**WHAT YOU HAVE TO DO**
Your answer should be a single number: the count of lines that include the word "matplotlib".

---*---

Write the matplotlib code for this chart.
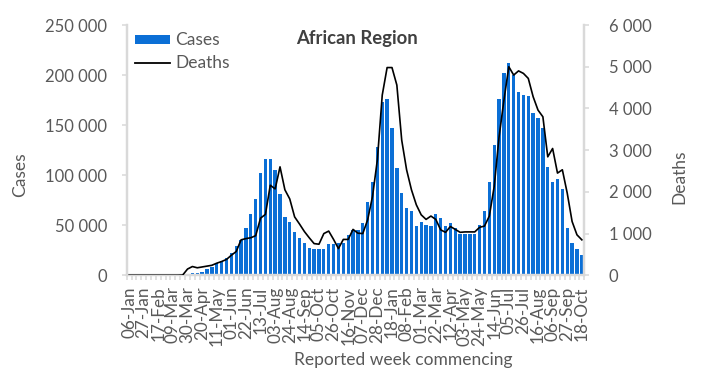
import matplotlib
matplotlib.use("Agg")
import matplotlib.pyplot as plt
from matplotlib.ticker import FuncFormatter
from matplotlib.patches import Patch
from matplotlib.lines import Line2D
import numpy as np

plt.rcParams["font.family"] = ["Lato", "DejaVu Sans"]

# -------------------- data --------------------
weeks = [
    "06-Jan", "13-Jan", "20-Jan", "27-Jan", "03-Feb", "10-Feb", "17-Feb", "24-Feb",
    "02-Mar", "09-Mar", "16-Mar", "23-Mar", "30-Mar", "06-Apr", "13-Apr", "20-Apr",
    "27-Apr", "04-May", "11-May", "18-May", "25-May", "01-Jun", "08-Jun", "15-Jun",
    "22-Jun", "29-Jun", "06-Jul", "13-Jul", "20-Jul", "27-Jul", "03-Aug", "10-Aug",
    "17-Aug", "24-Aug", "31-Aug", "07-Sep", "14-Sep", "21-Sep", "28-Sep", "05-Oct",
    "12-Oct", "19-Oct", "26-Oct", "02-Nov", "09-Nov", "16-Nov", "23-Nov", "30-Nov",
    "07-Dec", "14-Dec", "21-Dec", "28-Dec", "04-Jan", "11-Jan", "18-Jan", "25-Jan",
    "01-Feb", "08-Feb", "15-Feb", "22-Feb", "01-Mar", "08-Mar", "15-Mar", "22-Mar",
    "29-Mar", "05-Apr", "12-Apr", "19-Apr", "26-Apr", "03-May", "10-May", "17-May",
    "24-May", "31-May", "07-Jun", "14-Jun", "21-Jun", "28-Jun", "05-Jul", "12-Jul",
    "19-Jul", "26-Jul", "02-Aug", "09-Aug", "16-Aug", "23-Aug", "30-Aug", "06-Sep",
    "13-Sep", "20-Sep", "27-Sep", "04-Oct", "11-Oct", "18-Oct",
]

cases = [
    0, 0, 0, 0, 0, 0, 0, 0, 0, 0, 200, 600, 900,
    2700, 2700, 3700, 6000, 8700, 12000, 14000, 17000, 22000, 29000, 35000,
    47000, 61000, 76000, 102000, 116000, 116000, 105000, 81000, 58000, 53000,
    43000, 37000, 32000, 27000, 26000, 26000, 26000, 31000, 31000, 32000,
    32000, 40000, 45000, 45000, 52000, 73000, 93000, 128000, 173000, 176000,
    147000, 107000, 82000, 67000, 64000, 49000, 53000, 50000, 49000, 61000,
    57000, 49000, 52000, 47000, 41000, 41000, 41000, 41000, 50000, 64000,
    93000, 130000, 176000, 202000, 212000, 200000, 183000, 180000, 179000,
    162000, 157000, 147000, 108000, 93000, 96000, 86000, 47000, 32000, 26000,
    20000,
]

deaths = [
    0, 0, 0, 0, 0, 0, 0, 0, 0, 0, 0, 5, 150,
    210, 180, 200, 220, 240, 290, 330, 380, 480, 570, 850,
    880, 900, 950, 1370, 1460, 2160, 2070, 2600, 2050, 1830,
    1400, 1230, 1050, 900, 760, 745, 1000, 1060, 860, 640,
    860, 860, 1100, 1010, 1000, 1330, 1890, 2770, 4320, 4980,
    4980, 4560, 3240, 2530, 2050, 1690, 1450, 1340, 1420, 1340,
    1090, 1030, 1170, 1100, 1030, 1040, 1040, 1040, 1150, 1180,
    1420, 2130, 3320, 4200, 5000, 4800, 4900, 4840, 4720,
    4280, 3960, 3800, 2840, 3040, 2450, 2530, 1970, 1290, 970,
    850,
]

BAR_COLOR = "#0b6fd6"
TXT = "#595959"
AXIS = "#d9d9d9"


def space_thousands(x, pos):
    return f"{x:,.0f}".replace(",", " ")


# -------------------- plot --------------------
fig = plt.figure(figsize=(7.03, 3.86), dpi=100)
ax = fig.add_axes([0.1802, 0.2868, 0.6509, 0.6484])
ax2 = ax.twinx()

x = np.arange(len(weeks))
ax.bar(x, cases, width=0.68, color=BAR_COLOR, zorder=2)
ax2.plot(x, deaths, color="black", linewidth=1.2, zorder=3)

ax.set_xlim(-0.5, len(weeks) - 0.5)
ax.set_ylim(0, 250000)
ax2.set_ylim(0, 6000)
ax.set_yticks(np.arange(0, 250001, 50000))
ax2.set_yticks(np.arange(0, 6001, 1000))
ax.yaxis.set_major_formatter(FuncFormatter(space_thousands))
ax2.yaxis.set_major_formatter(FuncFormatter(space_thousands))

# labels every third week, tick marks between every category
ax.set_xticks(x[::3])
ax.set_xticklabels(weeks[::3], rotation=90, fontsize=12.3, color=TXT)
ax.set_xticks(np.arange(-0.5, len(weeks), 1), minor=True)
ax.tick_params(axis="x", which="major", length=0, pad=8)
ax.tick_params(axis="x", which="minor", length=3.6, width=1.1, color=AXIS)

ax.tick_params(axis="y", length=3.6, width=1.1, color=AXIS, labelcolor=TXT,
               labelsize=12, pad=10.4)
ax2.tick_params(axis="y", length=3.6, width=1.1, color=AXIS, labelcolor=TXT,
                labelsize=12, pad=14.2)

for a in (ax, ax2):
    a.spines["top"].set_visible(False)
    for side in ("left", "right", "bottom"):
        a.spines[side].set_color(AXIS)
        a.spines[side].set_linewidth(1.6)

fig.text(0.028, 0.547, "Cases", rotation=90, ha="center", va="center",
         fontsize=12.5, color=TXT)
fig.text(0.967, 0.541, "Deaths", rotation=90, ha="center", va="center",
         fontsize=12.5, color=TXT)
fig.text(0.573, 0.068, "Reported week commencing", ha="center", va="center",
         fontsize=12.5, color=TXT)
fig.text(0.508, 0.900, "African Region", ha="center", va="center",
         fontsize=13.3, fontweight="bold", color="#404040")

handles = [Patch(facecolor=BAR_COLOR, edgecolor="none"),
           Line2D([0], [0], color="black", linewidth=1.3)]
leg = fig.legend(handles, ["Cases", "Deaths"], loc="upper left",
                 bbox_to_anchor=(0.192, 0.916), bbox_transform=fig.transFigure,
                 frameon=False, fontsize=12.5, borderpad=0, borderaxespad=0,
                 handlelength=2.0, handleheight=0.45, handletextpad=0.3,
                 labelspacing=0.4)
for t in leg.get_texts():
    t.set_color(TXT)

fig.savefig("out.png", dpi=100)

---*---

**ANSWER TO THE PROBLEM**
7